Das Westville ist schon jetzt bundesweit Vorreiter bei der Abwärmenutzung von Rechenzentren. Die über 1.300 Wohneinheiten, Kindergärten, Schulen und Gewerbeeinheiten, die hier entstehen, sollen mit der Abwärme eines Rechenzentrums auf der gegenüberliegenden Straßenseite beheizt werden. Die Abwärme gilt als CO2-frei, was wiederum bei der Erfüllung der gesetzlichen Vorgaben hilft, etwa des Gebäudeenergiegesetzes (GEG).

Die Abwärme von etwa 2.400 Megawattstunden (MWh) jährlich wird vom Rechenzentrumsbetreiber kostenfrei abgegeben, was wiederum langfristig für Mieter und Nutzer geringe und stabile Wärmekosten mit sich bringt. 1.600 MWh steuert Mainova als Betreiber und Contracor bei. Diese Restmenge kommt vor allem aus einem Müllheizkraftwerk. Zwei Wärmepumpen mit je 320 Kilowatt thermischer Leistung sorgen für die nötigen Betriebstemperaturen für Heizen und Warmwasser. Pufferspeicher federn die Lasten ab.
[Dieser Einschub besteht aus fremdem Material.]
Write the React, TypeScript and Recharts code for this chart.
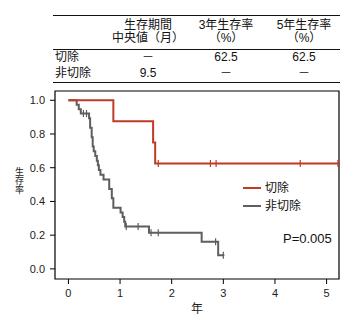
import { ComposedChart, Line, Scatter, XAxis, YAxis, ReferenceArea } from "recharts";

// 切除 (resection)
const resectTimes = [0, 0.87, 1.64, 1.68, 5.24];
const resectSurv = [1.0, 0.875, 0.75, 0.625, 0.625];
const resectCensorTimes = [1.74, 2.75, 2.86, 4.49, 5.22];
const resectCensorSurv = [0.625, 0.625, 0.625, 0.625, 0.625];

// 非切除 (no resection)
const nonResectTimes = [0, 0.16, 0.2, 0.24, 0.4, 0.42, 0.45, 0.47, 0.49, 0.52, 0.55, 0.57, 0.59, 0.62, 0.68, 0.79, 0.84, 0.87, 1.01, 1.05, 1.08, 1.1, 1.56, 2.58, 2.9, 3.02];
const nonResectSurv = [1.0, 0.974, 0.947, 0.921, 0.893, 0.837, 0.781, 0.726, 0.698, 0.67, 0.642, 0.614, 0.586, 0.558, 0.53, 0.474, 0.419, 0.363, 0.335, 0.307, 0.279, 0.251, 0.215, 0.161, 0.081, 0.081];
const nonResectCensorTimes = [0.29, 0.35, 1.12, 1.35, 1.6, 1.74, 2.85, 3.0];
const nonResectCensorSurv = [0.921, 0.921, 0.251, 0.251, 0.215, 0.215, 0.161, 0.081];

const xTicks = [0, 1, 2, 3, 4, 5];
const yTicks = [0, 0.2, 0.4, 0.6, 0.8, 1.0];

// table
const colHead1 = ["生存期間", "3年生存率", "5年生存率"];
const colHead2 = ["中央値（月）", "（%）", "（%）"];
const groupNames = ["切除", "非切除"];
const resectRow = ["－", "62.5", "62.5"];
const nonResectRow = ["9.5", "－", "－"];
const pValue = "P=0.005";

const RED = "#c03a26";
const GRAY = "#5e5e5e";
const FONT = '"Liberation Sans", Arial, "Noto Sans CJK JP", sans-serif';

const zip = (ts: number[], ss: number[]) => ts.map((t, i) => ({ t, s: ss[i] }));

const resectData = zip(resectTimes, resectSurv);
const resectCensor = zip(resectCensorTimes, resectCensorSurv);
const nonResectData = zip(nonResectTimes, nonResectSurv);
const nonResectCensor = zip(nonResectCensorTimes, nonResectCensorSurv);

const tick = (color: string) => (props: any) => (
  <line x1={props.cx} x2={props.cx} y1={props.cy - 3.5} y2={props.cy + 3.5} stroke={color} strokeWidth={1.2} />
);

const colX = [148, 226, 304];

function Cell({ x, y, text, left }: { x: number; y: number; text: string; left?: boolean }) {
  return (
    <div
      style={{
        position: "absolute",
        left: left ? x : x - 60,
        width: left ? undefined : 120,
        top: y - 8,
        height: 16,
        lineHeight: "16px",
        textAlign: left ? "left" : "center",
        whiteSpace: "nowrap",
      }}
    >
      {text}
    </div>
  );
}

function YLabel({ viewBox }: any) {
  const cx = 19.5;
  const cy = viewBox.y + viewBox.height / 2 - 6;
  const chars = "生存率".split("");
  return (
    <text x={cx} y={cy} textAnchor="middle" fontSize={9} fill="#222" fontFamily={FONT}>
      {chars.map((c, i) => (
        <tspan key={i} x={cx} y={cy - 4.5 + i * 9}>
          {c}
        </tspan>
      ))}
    </text>
  );
}

export default function App() {
  const hLine = (top: number) => (
    <div style={{ position: "absolute", left: 53, width: 287, top, height: 1, background: "#111" }} />
  );
  return (
    <div style={{ position: "absolute", left: 0, top: 0, width: 357, height: 327, fontFamily: FONT, color: "#111", fontSize: 12, background: "#fff" }}>
      <ComposedChart width={357} height={327} margin={{ top: 91, right: 18, bottom: 14, left: 0 }} style={{ position: "absolute", left: 0, top: 0 }}>
        <XAxis
          dataKey="t"
          type="number"
          domain={[-0.26, 5.24]}
          ticks={xTicks}
          allowDataOverflow
          axisLine={false}
          tickLine={{ stroke: "#000" }}
          tickSize={5}
          tickMargin={5}
          height={34}
          tick={{ fontSize: 11, fill: "#222", fontFamily: FONT }}
          label={{ value: "年", position: "insideBottom", offset: 0, fontSize: 12, fill: "#222", fontFamily: FONT }}
        />
        <YAxis
          dataKey="s"
          type="number"
          domain={[-0.06, 1.055]}
          ticks={yTicks}
          allowDataOverflow
          axisLine={false}
          tickLine={{ stroke: "#000" }}
          tickSize={5}
          tickMargin={5}
          width={55}
          tickFormatter={(v: number) => v.toFixed(1)}
          tick={{ fontSize: 11, fill: "#222", fontFamily: FONT }}
          label={<YLabel />}
        />
        <ReferenceArea x1={-0.26} x2={5.24} y1={-0.06} y2={1.055} fill="none" stroke="#000" strokeWidth={1.2} ifOverflow="visible" />
        <Line data={nonResectData} dataKey="s" type="stepAfter" stroke={GRAY} strokeWidth={2} dot={false} isAnimationActive={false} />
        <Scatter data={nonResectCensor} dataKey="s" shape={tick(GRAY)} isAnimationActive={false} />
        <Line data={resectData} dataKey="s" type="stepAfter" stroke={RED} strokeWidth={2} dot={false} isAnimationActive={false} />
        <Scatter data={resectCensor} dataKey="s" shape={tick(RED)} isAnimationActive={false} />
      </ComposedChart>

      {hLine(15)}
      {hLine(49)}
      {hLine(82)}
      {colHead1.map((h, i) => (
        <Cell key={"a" + i} x={colX[i]} y={25} text={h} />
      ))}
      {colHead2.map((h, i) => (
        <Cell key={"b" + i} x={colX[i]} y={38} text={h} />
      ))}
      <Cell x={55} y={57} text={groupNames[0]} left />
      <Cell x={55} y={73} text={groupNames[1]} left />
      {resectRow.map((v, i) => (
        <Cell key={"r" + i} x={colX[i]} y={57} text={v} />
      ))}
      {nonResectRow.map((v, i) => (
        <Cell key={"n" + i} x={colX[i]} y={73} text={v} />
      ))}

      {/* legend */}
      <div style={{ position: "absolute", left: 243, top: 187, width: 18, height: 2, background: RED }} />
      <div style={{ position: "absolute", left: 265, top: 180, lineHeight: "16px" }}>{groupNames[0]}</div>
      <div style={{ position: "absolute", left: 243, top: 204.5, width: 18, height: 2, background: GRAY }} />
      <div style={{ position: "absolute", left: 265, top: 197.5, lineHeight: "16px" }}>{groupNames[1]}</div>

      <div style={{ position: "absolute", left: 283, top: 231, lineHeight: "16px", fontSize: 13 }}>{pValue}</div>
    </div>
  );
}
Pro Jahr werden so 400 Tonnen CO2 gegenüber einer konventionellen Lösung eingespart. 2023 soll die erste Wärmelieferung erfolgen, 2025 soll das gesamte Quartier auf diese Weise versorgt werden. 
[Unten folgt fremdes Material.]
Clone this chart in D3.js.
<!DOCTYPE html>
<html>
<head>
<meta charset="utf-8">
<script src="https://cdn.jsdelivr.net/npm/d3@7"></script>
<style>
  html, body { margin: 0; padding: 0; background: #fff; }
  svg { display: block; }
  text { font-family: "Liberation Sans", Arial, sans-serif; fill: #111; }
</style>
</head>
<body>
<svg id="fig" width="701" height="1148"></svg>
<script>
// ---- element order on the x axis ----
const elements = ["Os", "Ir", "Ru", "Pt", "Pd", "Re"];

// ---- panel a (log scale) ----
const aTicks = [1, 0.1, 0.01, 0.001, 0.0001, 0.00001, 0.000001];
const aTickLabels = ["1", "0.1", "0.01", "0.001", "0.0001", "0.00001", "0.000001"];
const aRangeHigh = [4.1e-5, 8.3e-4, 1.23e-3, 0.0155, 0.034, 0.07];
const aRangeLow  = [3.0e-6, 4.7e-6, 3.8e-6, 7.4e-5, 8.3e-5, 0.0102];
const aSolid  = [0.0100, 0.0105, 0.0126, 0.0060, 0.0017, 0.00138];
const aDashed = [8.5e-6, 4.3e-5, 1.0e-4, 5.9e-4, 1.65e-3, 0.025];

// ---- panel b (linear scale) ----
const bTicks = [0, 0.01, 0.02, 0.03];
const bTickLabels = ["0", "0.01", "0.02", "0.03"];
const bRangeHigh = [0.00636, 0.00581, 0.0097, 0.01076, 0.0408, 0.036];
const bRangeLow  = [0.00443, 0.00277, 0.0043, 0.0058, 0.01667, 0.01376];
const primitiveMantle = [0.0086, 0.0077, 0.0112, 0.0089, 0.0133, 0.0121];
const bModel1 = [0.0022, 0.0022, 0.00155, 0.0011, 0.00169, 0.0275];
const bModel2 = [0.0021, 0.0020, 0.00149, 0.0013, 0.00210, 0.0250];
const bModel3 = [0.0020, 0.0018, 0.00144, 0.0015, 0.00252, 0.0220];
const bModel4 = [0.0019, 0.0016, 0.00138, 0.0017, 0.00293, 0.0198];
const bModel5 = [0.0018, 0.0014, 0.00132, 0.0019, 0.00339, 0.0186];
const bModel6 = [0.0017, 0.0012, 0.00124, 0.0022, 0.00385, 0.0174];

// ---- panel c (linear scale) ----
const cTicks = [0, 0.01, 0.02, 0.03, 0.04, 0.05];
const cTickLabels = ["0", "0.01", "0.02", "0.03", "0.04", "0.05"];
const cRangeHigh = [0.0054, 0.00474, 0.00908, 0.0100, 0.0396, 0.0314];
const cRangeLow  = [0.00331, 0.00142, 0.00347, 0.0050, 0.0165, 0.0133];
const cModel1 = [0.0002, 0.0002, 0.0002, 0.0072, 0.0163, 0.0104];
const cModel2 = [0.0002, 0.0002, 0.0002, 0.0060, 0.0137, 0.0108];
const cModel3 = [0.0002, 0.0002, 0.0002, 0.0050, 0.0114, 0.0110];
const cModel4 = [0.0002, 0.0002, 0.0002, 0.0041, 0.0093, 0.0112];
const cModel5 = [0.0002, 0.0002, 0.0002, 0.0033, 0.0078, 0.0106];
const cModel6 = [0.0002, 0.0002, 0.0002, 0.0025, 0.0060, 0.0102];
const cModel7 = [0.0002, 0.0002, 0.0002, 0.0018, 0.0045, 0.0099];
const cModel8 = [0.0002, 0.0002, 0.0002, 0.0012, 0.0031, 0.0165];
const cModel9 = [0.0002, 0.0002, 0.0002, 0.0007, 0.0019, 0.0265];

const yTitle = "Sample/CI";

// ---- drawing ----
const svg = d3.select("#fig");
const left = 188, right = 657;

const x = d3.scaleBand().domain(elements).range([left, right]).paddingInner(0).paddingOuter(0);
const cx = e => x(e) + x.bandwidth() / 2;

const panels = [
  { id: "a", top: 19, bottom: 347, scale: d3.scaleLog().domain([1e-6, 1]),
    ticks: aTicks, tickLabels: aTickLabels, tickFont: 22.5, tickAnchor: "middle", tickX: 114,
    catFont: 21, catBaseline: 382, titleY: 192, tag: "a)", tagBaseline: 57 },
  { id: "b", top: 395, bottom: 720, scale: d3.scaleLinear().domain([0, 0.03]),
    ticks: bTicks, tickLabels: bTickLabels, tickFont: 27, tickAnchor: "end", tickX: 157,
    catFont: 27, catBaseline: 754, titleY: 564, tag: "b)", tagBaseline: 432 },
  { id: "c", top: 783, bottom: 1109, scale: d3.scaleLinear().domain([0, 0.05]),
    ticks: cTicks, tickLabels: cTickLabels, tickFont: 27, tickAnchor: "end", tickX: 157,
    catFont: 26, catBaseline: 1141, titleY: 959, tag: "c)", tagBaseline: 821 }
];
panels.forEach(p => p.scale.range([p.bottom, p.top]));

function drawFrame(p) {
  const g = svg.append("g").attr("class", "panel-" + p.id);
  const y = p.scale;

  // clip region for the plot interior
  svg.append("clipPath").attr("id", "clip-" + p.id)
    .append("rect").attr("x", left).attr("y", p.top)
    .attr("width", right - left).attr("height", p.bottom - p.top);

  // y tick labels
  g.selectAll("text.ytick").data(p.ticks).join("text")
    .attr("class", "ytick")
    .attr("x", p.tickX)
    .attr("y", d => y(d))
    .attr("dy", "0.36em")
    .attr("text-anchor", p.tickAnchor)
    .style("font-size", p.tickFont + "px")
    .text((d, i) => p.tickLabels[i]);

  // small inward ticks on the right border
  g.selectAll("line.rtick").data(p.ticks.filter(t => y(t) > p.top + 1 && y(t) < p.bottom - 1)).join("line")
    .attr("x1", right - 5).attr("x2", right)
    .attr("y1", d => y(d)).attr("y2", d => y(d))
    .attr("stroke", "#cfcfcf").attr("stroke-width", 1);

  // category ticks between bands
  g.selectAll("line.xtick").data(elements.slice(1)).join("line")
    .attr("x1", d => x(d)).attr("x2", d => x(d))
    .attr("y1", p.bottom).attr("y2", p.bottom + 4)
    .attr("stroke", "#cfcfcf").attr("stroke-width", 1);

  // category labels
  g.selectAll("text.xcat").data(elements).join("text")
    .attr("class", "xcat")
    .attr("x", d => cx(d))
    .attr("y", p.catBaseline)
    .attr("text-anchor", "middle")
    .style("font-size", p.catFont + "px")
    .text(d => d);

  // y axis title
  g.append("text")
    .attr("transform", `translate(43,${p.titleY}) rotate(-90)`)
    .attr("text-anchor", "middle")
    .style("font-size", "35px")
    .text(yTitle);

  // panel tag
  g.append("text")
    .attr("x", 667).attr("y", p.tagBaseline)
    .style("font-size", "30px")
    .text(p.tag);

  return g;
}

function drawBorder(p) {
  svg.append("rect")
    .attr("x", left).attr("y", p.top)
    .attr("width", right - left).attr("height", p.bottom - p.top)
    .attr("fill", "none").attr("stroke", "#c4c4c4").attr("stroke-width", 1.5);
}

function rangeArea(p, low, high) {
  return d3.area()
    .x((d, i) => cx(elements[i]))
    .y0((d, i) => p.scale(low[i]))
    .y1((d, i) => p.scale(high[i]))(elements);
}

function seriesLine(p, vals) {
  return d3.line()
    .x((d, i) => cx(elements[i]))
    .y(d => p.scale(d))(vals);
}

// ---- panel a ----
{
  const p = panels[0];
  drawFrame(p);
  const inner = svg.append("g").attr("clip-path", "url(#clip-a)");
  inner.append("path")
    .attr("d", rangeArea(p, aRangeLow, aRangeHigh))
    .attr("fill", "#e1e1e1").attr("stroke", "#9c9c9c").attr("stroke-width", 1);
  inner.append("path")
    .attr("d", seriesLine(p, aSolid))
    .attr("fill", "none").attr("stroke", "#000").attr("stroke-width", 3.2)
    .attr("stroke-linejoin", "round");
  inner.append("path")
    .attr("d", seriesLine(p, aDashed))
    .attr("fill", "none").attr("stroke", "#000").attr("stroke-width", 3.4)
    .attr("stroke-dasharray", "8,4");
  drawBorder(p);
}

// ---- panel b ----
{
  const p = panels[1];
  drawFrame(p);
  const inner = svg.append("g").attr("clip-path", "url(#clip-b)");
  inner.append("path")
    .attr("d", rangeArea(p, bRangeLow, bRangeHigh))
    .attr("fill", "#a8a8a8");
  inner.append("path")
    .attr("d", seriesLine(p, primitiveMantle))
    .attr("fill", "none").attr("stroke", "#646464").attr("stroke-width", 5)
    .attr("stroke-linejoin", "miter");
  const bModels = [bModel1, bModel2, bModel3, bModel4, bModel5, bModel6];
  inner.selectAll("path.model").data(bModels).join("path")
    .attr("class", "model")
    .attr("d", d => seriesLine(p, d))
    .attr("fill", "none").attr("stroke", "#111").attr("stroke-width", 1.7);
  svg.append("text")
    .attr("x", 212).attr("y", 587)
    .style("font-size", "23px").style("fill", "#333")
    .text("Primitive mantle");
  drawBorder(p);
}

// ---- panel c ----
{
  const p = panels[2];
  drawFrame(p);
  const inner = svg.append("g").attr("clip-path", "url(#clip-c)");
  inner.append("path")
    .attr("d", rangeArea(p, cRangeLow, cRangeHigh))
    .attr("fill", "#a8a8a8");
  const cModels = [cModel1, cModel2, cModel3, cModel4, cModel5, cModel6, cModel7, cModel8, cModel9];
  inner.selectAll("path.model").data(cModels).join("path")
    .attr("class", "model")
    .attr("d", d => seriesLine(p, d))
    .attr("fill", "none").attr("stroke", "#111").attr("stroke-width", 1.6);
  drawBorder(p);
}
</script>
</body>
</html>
Das ist in Zeiten von Gasknappheit und hohen Energiepreisen generell geboten. "Die über Raum- bzw. Prozesswärme und Strom zur Verfügung gestellte Nutzenergie wird letztlich zu Abwärme. Wenn technologisch möglich und wirtschaftlich sinnvoll, sollte diese einer Energierückgewinnung zugeführt werden", benennen dies die Springer-Vieweg-Autoren Gabi Förtsch und Heinz Meinholz in ihrem Buchkapitel Maßnahmen zur Steigerung der Energieeffizienz auf Seite 615.